Group ascent. Photo: Patrick Wrigley
From a distance, Mount Ararat looks like the famous Japanese oil painting of Japan’s Mount Fuji, a portent of both exaltation and oblivion. It is an arresting view. But once you are on the mountain, things change. Above Camp 1, at 10,500 thousand feet, you move into geological time. The pasture gives way to volcanic rock and the mountain is just plain ugly.
Numbed by the sun, putting one dusty foot in front of the other, we make slow silent progress. Then Selahattin points across a ravine to the west. “I found Donald’s tent over there at about 3,800 metres,” he says. “I knew it was his tent because I always hiked with him.” Selahattin’s brother, who had taken a shortcut off the main trekking route, was the first to see the tent. “It was damaged by the sun and he found some spoons, beans, and conserves in it. Nothing else. I don’t know, maybe someone discovered it before him. Maybe other people took his passport before my brother got there.”
If this really is the location of Mackenzie’s campsite, it is here, just below the snowline and the dizzying upper slopes of the volcanic cone, where he made his last call to his family.
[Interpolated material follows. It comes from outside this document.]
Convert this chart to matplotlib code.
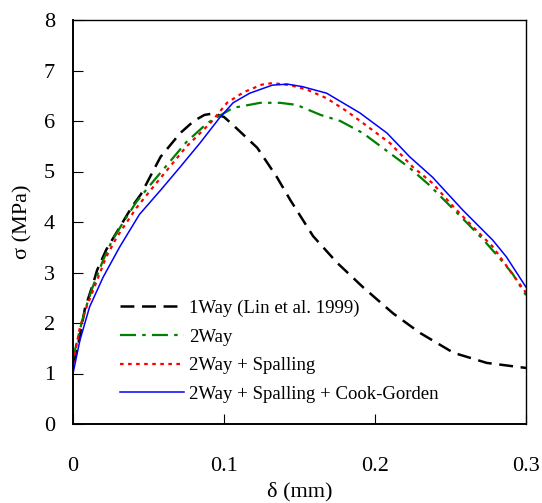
import numpy as np
import matplotlib
matplotlib.use('Agg')
import matplotlib.pyplot as plt

plt.rcParams['font.family'] = ['Liberation Serif', 'DejaVu Serif']
plt.rcParams['lines.scale_dashes'] = False

# 1Way (Lin et al. 1999)
way1_x = [0, 0.003, 0.008, 0.013, 0.016, 0.022, 0.031, 0.039, 0.045, 0.052, 0.058, 0.071,
          0.080, 0.087, 0.093, 0.100, 0.106, 0.122, 0.135, 0.144, 0.159, 0.175, 0.192, 0.212,
          0.230, 0.252, 0.274, 0.300]
way1_y = [1.2, 1.5, 2.3, 2.75, 3.05, 3.45, 3.9, 4.3, 4.55, 4.95, 5.29, 5.76,
          6.0, 6.12, 6.15, 6.08, 5.92, 5.47, 4.89, 4.43, 3.72, 3.19, 2.71, 2.19,
          1.80, 1.41, 1.21, 1.11]

# 2Way
way2_x = [0, 0.004, 0.008, 0.013, 0.020, 0.026, 0.033, 0.042, 0.053, 0.064, 0.075,
          0.089, 0.106, 0.124, 0.137, 0.148, 0.164, 0.177, 0.192, 0.210, 0.223,
          0.236, 0.248, 0.261, 0.272, 0.282, 0.291, 0.300]
way2_y = [1.3, 1.8, 2.26, 2.71, 3.25, 3.64, 3.98, 4.4, 4.8, 5.19, 5.58,
          5.96, 6.26, 6.36, 6.36, 6.32, 6.12, 6.0, 5.76, 5.36, 5.07,
          4.73, 4.37, 3.98, 3.64, 3.3, 2.98, 2.55]

# 2Way + Spalling
spall_x = [0, 0.0046, 0.009, 0.016, 0.022, 0.029, 0.042, 0.053, 0.064, 0.075, 0.091,
           0.102, 0.113, 0.125, 0.132, 0.144, 0.155, 0.168, 0.181, 0.192, 0.210,
           0.225, 0.238, 0.252, 0.265, 0.278, 0.289, 0.300]
spall_y = [1.2, 1.92, 2.32, 2.85, 3.31, 3.70, 4.28, 4.69, 5.09, 5.49, 5.96,
           6.36, 6.57, 6.72, 6.75, 6.71, 6.62, 6.45, 6.2, 5.96, 5.56,
           5.09, 4.77, 4.30, 3.90, 3.51, 3.05, 2.60]

# 2Way + Spalling + Cook-Gorden
cook_x = [0, 0.0046, 0.011, 0.020, 0.031, 0.044, 0.058, 0.071, 0.084, 0.097, 0.106,
          0.117, 0.132, 0.142, 0.152, 0.168, 0.190, 0.208, 0.223, 0.238, 0.258,
          0.278, 0.287, 0.300]
cook_y = [1.0, 1.66, 2.32, 2.91, 3.51, 4.15, 4.63, 5.09, 5.56, 6.06, 6.36,
          6.55, 6.71, 6.73, 6.68, 6.55, 6.16, 5.76, 5.29, 4.89, 4.24,
          3.64, 3.31, 2.71]

labels = ['1Way (Lin et al. 1999)', '2Way', '2Way + Spalling',
          '2Way + Spalling + Cook-Gorden']

fig = plt.figure(figsize=(5.42, 5.03), dpi=100)
ax = fig.add_axes([73/542, 1 - 424/503, 453/542, 404/503])

ax.plot(way1_x, way1_y, color='black', lw=1.8, dashes=(10, 5.5), label=labels[0])
ax.plot(way2_x, way2_y, color='#008000', lw=1.6, dashes=(11.5, 4.5, 2.5, 4.5), label=labels[1])
ax.plot(spall_x, spall_y, color='#ff0000', lw=1.6, dashes=(2.6, 3.2), label=labels[2])
ax.plot(cook_x, cook_y, color='#0000ff', lw=1.1, label=labels[3])

ax.set_xlim(0, 0.3)
ax.set_ylim(0, 8)
ax.set_xticks([0, 0.1, 0.2, 0.3])
ax.set_xticklabels(['0', '0.1', '0.2', '0.3'])
ax.set_yticks(range(0, 9))

ax.tick_params(axis='both', direction='in', length=7, width=0.8, labelsize=16)
ax.tick_params(axis='y', pad=13)
ax.tick_params(axis='x', pad=24)
for side in ['left', 'bottom']:
    ax.spines[side].set_linewidth(1.4)
for side in ['right', 'top']:
    ax.spines[side].set_linewidth(1.0)

ax.set_xlabel('δ (mm)', fontsize=16, labelpad=4)
ax.set_ylabel('σ (MPa)', fontsize=16, labelpad=8)

ax.legend(loc='center left', bbox_to_anchor=(0.104, 0.18), frameon=False,
          fontsize=13.5, handlelength=3.4, handletextpad=0.3, labelspacing=0.62,
          borderpad=0, borderaxespad=0)

fig.savefig('out.png', dpi=100)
But if true, that also means Mackenzie was camping close to the site where NAMI claimed to have found Noah’s Ark. It was in this landscape, in the Red Canyon, where a NAMI video shows men in white hazmat suits and masks, as though on the set of a Hollywood crime drama, sliding into ice caves and touching large planks of wood.
Not long after Mackenzie went missing, local guides began suggesting that the discovery was a hoax orchestrated by one of their colleagues, Ahmet Ertugrul, known as Parasut (pronounced “Parachute,” for his droopy moustache that looks like the canopy of parachute), who had been hired by NAMI. Abdullah Kaya, a mountain guide who claims to have worked with Parasut and the NAMI mission, told me about the fraud he helped commit. In October 2009, he says, “We brought the wood of an old boat here from Erzurum (a neighboring state)… We took it up Ararat and put it inside an ice cave.” Abdullah left the scheme before the full deceit took hold, but he says the six-person team that perpetrated the fraud received “big money” from NAMI. (Repeated phone calls to NAMI’s Hong Kong offices went unanswered.)